In fact, in most symbol-manipulation programs, you wind up storing
away data with the symbol/string, which is much more than just doing
symbol equality tests, as you mention. It's really built-in symbol
tables.

So here's a crazy idea: if (and ONLY if) we'd uniquify strings (and
keep them immutable), we could support the idea of data associated with
a string, via a built-in string method:

string.getprop("key")
string.putprop("key", value)

Internally, this might be implemented as a simple Python dictionary,
attached to each string entry in a hash-table, created on demand.

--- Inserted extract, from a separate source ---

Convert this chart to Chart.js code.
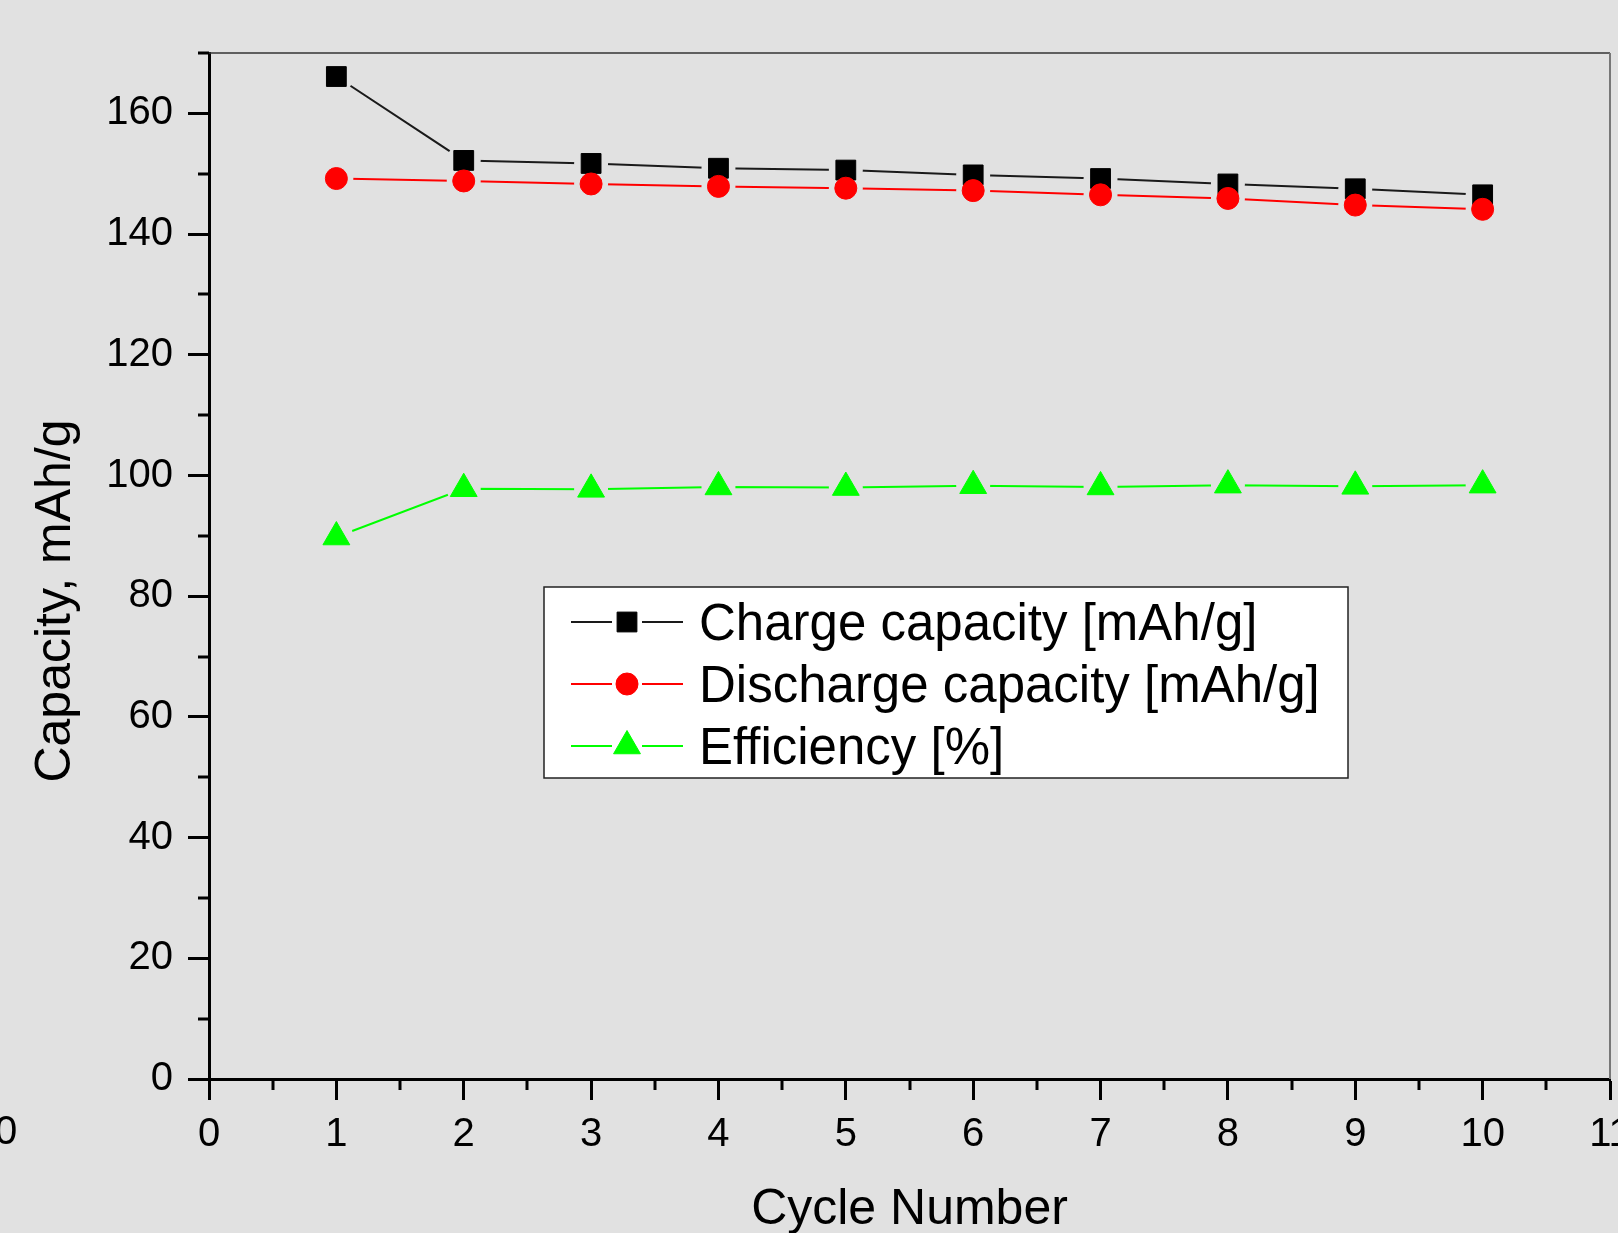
<!DOCTYPE html>
<html>
<head>
<meta charset="utf-8">
<script src="https://cdn.jsdelivr.net/npm/chart.js@4.4.1/dist/chart.umd.min.js"></script>
<style>
  html, body { margin: 0; padding: 0; background: #e1e1e1; }
  canvas { display: block; }
</style>
</head>
<body>
<canvas id="cycleChart" width="1618" height="1233"></canvas>
<script>
// values
const cycles = [1, 2, 3, 4, 5, 6, 7, 8, 9, 10];
const chargeCap = [166.1, 152.2, 151.7, 150.9, 150.6, 149.8, 149.2, 148.3, 147.5, 146.5];
const dischargeCap = [149.2, 148.8, 148.3, 147.9, 147.6, 147.2, 146.5, 145.9, 144.8, 144.1];
const efficiency = [89.8, 97.8, 97.7, 98.1, 98.0, 98.3, 98.1, 98.4, 98.2, 98.4];

const xTicks = [0, 1, 2, 3, 4, 5, 6, 7, 8, 9, 10, 11];
const xMinorTicks = [0.5, 1.5, 2.5, 3.5, 4.5, 5.5, 6.5, 7.5, 8.5, 9.5, 10.5];
const yTicks = [0, 20, 40, 60, 80, 100, 120, 140, 160];
const yMinorTicks = [10, 30, 50, 70, 90, 110, 130, 150, 170];

const seriesLabels = ['Charge capacity [mAh/g]', 'Discharge capacity [mAh/g]', 'Efficiency [%]'];

const FONT = '"Liberation Sans", Arial, sans-serif';
Chart.defaults.font.family = FONT;
Chart.defaults.color = '#000';

function points(values) {
    return cycles.map((c, i) => ({ x: c, y: values[i] }));
}

// connecting line only (gaps cut around the markers by a plugin)
function lineSet(values, color, order) {
    return {
        label: '', data: points(values), borderColor: color, borderWidth: 2,
        pointRadius: 0, gapLine: true, order: order
    };
}

// markers only
function markerSet(label, values, color, lineColor, style, radius, order) {
    return {
        label: label, data: points(values), showLine: false,
        pointStyle: style, pointRadius: radius, pointBorderWidth: 1,
        pointBackgroundColor: color, pointBorderColor: color,
        lineColor: lineColor, order: order
    };
}

// cut the line a bit around each point, like the original plot does
const lineGaps = {
    id: 'lineGaps',
    beforeDatasetDraw(chart, args) {
        if (!chart.data.datasets[args.index].gapLine) return;
        const ctx = chart.ctx;
        ctx.save();
        ctx.beginPath();
        ctx.rect(0, 0, chart.width, chart.height);
        args.meta.data.forEach(pt => {
            ctx.moveTo(pt.x + 17, pt.y);
            ctx.arc(pt.x, pt.y, 17, 0, Math.PI * 2);
        });
        ctx.clip('evenodd');
    },
    afterDatasetDraw(chart, args) {
        if (chart.data.datasets[args.index].gapLine) chart.ctx.restore();
    }
};

// top/right frame, minor ticks, rotated y title, stray label at the left edge
const frameAndExtras = {
    id: 'frameAndExtras',
    afterDraw(chart) {
        const ctx = chart.ctx;
        const a = chart.chartArea;
        const xs = chart.scales.x, ys = chart.scales.y;
        ctx.save();
        ctx.strokeStyle = '#333';
        ctx.lineWidth = 1.5;
        ctx.beginPath();
        ctx.moveTo(a.left, a.top);
        ctx.lineTo(a.right, a.top);
        ctx.stroke();
        ctx.strokeStyle = '#777';
        ctx.lineWidth = 2;
        ctx.beginPath();
        ctx.moveTo(a.right, a.top);
        ctx.lineTo(a.right, a.bottom);
        ctx.stroke();

        ctx.strokeStyle = '#000';
        ctx.lineWidth = 3;
        ctx.beginPath();
        xMinorTicks.forEach(v => {
            const px = Math.round(xs.getPixelForValue(v));
            ctx.moveTo(px, a.bottom);
            ctx.lineTo(px, a.bottom + 11);
        });
        yMinorTicks.forEach(v => {
            const py = Math.round(ys.getPixelForValue(v));
            ctx.moveTo(a.left, py);
            ctx.lineTo(a.left - 11, py);
        });
        ctx.stroke();

        ctx.fillStyle = '#000';
        ctx.font = '50px ' + FONT;
        ctx.save();
        ctx.translate(70, 601);
        ctx.rotate(-Math.PI / 2);
        ctx.textAlign = 'center';
        ctx.textBaseline = 'alphabetic';
        ctx.fillText('Capacity, mAh/g', 0, 0);
        ctx.restore();

        ctx.font = '40px ' + FONT;
        ctx.textAlign = 'left';
        ctx.textBaseline = 'middle';
        ctx.fillText('0', -5, 1133);
        ctx.restore();
    }
};

// legend box inside the plot
const insetLegend = {
    id: 'insetLegend',
    afterDatasetsDraw(chart) {
        const ctx = chart.ctx;
        const box = { left: 544, top: 587, right: 1348, bottom: 778 };
        const rows = [622, 684, 746];
        ctx.save();
        ctx.fillStyle = '#fff';
        ctx.fillRect(box.left, box.top, box.right - box.left, box.bottom - box.top);
        ctx.strokeStyle = '#222';
        ctx.lineWidth = 1.5;
        ctx.strokeRect(box.left, box.top, box.right - box.left, box.bottom - box.top);

        const items = chart.data.datasets.filter(d => d.label);
        items.forEach((d, i) => {
            const y = rows[i];
            ctx.strokeStyle = d.lineColor;
            ctx.lineWidth = 2;
            ctx.beginPath();
            ctx.moveTo(571, y); ctx.lineTo(612, y);
            ctx.moveTo(642, y); ctx.lineTo(683, y);
            ctx.stroke();
            ctx.fillStyle = d.pointBackgroundColor;
            ctx.strokeStyle = d.pointBorderColor;
            ctx.lineWidth = 1;
            Chart.helpers.drawPoint(ctx, {
                pointStyle: d.pointStyle, radius: d.pointRadius, borderWidth: 1, rotation: 0
            }, 627, y);
            ctx.fillStyle = '#000';
            ctx.font = '51px ' + FONT;
            ctx.textAlign = 'left';
            ctx.textBaseline = 'alphabetic';
            ctx.fillText(d.label, 699, y + 18);
        });
        ctx.restore();
    }
};

function noPadding(s) {
    s.paddingLeft = 0; s.paddingRight = 0; s.paddingTop = 0; s.paddingBottom = 0;
}

const axisGrid = { drawOnChartArea: false, drawTicks: true, tickLength: 21, tickWidth: 3, tickColor: '#000' };
const axisBorder = { display: true, width: 3, color: '#000' };

new Chart(document.getElementById('cycleChart'), {
    type: 'line',
    data: {
        datasets: [
            lineSet(chargeCap, '#1a1a1a', 6),
            markerSet(seriesLabels[0], chargeCap, '#000', '#1a1a1a', 'rect', 14, 5),
            lineSet(dischargeCap, '#ff0000', 4),
            markerSet(seriesLabels[1], dischargeCap, '#ff0000', '#ff0000', 'circle', 11, 3),
            lineSet(efficiency, '#00ff00', 2),
            markerSet(seriesLabels[2], efficiency, '#00ff00', '#00ff00', 'triangle', 15.5, 1)
        ]
    },
    options: {
        responsive: false,
        animation: false,
        devicePixelRatio: 1,
        layout: { autoPadding: false, padding: { left: 0, right: 8, top: 53, bottom: 0 } },
        plugins: { legend: { display: false }, title: { display: false }, tooltip: { enabled: false } },
        scales: {
            x: {
                type: 'linear', min: 0, max: 11,
                afterBuildTicks: s => { s.ticks = xTicks.map(v => ({ value: v })); },
                afterFit: s => { s.height = 154; noPadding(s); },
                grid: axisGrid,
                border: axisBorder,
                ticks: { color: '#000', padding: 11, font: { size: 40 }, maxRotation: 0, autoSkip: false },
                title: {
                    display: true, text: 'Cycle Number', color: '#000',
                    font: { size: 50, lineHeight: 0.9 }, padding: { top: 0, bottom: 0 }
                }
            },
            y: {
                type: 'linear', min: 0, max: 170,
                afterBuildTicks: s => { s.ticks = yTicks.map(v => ({ value: v })); },
                afterFit: s => { s.width = 209; noPadding(s); },
                grid: axisGrid,
                border: axisBorder,
                ticks: { color: '#000', padding: 15, font: { size: 40 }, autoSkip: false }
            }
        }
    },
    plugins: [lineGaps, frameAndExtras, insetLegend]
});
</script>
</body>
</html>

Now, like everything (in a theoretical sense), this could easily be
coded in Python, as an extension to your 'intern()' function:

Module Symbol.py---

class Symbol(str):
def __init__(self):
self.data = intern(str)
def __repr__(self):
return self.getprop('name')
def getprop(self, key):
try:
return self.data[key]
except KeyError:
return None
def putprop(self, key, value):
self.data[key] = value


_tab = {}

def intern(str):
try:
return _tab[str]
except KeyError: /* a new dictionary object */
_tab[str] = {'name':str} /* add a name property first */
return _tab[str] /* dictionary is shared */

Example use---

x = Symbol('abc')
y = Symbol('a' + 'bc')
x is y -> yes: same dictionary/property-list
print y -> 'abc'
y.getprop('name') -> 'abc'
x.putprop('planet', 'mars')
x.getprop('planet') -> 'mars'
y.putprop('value', 99)

which is all well and good, but will probably be *much* slower than
an internal implementation in the interpreter itself, using strings.
Then we could do:

x = 'abc' -- or read a string/token
x.putprop('type', 'int')
x.getprop('type')

If we implemented uniquified strings with property lists, Python would
have _built-in_ support for general 'symbol tables'. Given the prevalence
of programs that use this sort of structure (languages, AI, database,....),
it's worth looking at. It might attract alot of old Lisp hackers, anyhow.

Again, this is a bit "off-in-left-field"; your mileage may vary...

Mark Lutz